Meetings Open the Dialogue
It was an interesting meeting between disciplines, approaches and, not least, between people from all over the globe with vastly different cultural backgrounds and feelings about food and food production.
“I had never heard about cell-based food or lab meat before today. But if it can reduce the food industry's impact on nature, then I will definitely buy and eat it instead of regular meat. That's for sure,” says one of the workshop participants, Lara Bisaggio, from Brazil, studying Visual Arts at AU.
Lara Bisaggio's group consisted of students from Australia, Japan, and Belgium, and a Danish researcher – all with vastly different eating habits and attitudes towards food production. As hoped, personal perspectives came into play. The group's views on traditional livestock versus lab-grown meat, for example, were influenced by the fact that Lara Bisaggio comes from Brazil, where the traditional meat production's impact on nature is very tangible.

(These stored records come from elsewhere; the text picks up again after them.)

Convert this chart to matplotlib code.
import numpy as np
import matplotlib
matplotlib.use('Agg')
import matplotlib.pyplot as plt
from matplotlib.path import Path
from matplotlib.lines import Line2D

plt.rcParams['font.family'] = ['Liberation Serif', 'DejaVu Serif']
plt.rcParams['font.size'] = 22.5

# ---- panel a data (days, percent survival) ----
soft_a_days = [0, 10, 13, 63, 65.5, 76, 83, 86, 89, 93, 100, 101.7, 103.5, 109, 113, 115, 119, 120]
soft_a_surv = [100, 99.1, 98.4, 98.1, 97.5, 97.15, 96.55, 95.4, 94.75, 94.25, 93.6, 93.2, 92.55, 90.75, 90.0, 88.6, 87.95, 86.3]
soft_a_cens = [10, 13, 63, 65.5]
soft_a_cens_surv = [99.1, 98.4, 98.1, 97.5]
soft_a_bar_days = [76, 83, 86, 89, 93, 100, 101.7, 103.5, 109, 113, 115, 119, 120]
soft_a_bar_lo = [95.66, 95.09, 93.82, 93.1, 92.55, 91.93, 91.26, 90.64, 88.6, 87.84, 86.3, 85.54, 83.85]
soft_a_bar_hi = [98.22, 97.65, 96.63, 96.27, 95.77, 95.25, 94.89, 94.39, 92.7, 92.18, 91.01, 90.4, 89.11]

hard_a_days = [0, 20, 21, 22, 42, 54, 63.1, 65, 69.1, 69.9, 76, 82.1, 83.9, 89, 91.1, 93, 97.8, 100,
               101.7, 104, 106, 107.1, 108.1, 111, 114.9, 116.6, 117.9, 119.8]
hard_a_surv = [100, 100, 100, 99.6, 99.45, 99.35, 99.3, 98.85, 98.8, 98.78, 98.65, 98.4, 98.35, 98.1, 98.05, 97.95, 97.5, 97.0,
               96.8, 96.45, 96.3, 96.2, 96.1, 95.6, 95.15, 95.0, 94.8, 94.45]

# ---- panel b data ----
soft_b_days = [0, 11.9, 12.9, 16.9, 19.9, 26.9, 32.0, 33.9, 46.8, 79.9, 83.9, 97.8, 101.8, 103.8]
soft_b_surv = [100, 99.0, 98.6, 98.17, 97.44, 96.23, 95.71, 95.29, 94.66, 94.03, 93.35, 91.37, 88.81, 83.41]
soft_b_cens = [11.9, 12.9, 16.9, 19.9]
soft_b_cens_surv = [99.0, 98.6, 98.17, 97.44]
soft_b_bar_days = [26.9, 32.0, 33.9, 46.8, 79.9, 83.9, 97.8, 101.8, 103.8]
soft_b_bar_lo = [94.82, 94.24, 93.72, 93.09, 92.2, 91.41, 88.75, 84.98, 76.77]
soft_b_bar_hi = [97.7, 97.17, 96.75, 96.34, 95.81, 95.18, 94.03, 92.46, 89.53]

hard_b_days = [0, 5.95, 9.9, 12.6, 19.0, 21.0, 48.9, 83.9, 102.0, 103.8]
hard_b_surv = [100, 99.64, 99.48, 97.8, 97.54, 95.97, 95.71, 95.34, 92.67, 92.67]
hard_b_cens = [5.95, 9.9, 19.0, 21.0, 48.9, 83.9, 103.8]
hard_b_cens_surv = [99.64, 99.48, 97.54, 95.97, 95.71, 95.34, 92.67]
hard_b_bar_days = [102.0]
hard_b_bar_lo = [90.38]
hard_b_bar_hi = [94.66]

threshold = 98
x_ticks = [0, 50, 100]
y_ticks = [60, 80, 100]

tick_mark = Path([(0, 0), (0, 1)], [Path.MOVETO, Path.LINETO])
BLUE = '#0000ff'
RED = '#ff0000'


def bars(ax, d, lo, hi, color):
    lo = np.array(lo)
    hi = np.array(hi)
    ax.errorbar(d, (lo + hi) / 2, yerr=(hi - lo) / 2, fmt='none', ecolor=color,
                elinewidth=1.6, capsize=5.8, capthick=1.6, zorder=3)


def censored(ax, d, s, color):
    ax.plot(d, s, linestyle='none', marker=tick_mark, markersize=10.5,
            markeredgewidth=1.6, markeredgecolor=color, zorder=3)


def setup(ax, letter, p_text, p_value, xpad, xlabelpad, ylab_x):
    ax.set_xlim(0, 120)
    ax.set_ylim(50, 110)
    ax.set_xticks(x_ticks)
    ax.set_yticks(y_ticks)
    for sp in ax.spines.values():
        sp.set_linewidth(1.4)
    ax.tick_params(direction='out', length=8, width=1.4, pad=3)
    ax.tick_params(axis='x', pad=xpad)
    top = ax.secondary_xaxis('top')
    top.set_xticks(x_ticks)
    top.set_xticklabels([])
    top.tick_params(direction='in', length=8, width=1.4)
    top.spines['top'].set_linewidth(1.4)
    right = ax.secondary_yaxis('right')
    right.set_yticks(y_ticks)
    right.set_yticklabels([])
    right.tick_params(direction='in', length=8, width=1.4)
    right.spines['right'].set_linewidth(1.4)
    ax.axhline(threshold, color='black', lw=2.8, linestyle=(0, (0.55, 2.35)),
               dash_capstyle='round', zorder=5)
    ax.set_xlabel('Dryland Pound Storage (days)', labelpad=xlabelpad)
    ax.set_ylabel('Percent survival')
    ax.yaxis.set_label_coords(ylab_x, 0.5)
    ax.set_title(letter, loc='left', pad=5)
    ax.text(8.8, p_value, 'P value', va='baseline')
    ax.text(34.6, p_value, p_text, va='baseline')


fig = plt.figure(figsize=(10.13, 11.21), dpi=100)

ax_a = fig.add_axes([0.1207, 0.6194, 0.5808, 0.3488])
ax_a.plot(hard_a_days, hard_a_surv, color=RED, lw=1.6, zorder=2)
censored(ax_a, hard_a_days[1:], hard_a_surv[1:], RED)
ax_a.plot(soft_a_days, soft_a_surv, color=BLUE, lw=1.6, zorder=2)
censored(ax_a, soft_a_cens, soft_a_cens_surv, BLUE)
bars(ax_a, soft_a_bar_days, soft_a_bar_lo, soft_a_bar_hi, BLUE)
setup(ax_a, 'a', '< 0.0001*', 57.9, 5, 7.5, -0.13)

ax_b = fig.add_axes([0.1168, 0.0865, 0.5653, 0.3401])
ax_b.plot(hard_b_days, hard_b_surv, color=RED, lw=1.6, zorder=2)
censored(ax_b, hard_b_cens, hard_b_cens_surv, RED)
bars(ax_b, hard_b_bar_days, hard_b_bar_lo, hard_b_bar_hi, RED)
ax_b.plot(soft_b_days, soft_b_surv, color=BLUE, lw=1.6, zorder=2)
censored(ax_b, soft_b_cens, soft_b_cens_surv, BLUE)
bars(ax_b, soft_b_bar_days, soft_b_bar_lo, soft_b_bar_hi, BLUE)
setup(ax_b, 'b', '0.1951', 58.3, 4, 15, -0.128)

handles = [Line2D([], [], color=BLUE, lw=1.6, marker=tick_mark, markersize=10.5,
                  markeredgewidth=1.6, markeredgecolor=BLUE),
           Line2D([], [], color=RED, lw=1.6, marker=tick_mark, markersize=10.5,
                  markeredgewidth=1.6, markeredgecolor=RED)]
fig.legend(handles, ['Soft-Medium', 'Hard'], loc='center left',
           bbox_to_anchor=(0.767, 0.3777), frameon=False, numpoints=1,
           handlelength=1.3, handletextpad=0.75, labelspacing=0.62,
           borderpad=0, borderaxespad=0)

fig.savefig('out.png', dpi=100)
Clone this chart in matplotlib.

Here, invaluable nature is cleared every day to make way for grazing areas and for crops used as feed in pig and cattle production in countries like Denmark. Something the younger generation is ready to sacrifice a lot to stop.
“The younger generation is much more open to the new than the rest of us,” says assistant professor Margrethe Therkildsen while cooking with her group of international students.
“It’s such an important reflection to have. Conversations like the ones we have in this workshop don’t have much to do with my daily work with cell-based food. But it opens the mind to hear their thoughts and opinions and discuss them together. Otherwise, we walk around in our own professional or personal bubbles, and that just won’t do,” she says.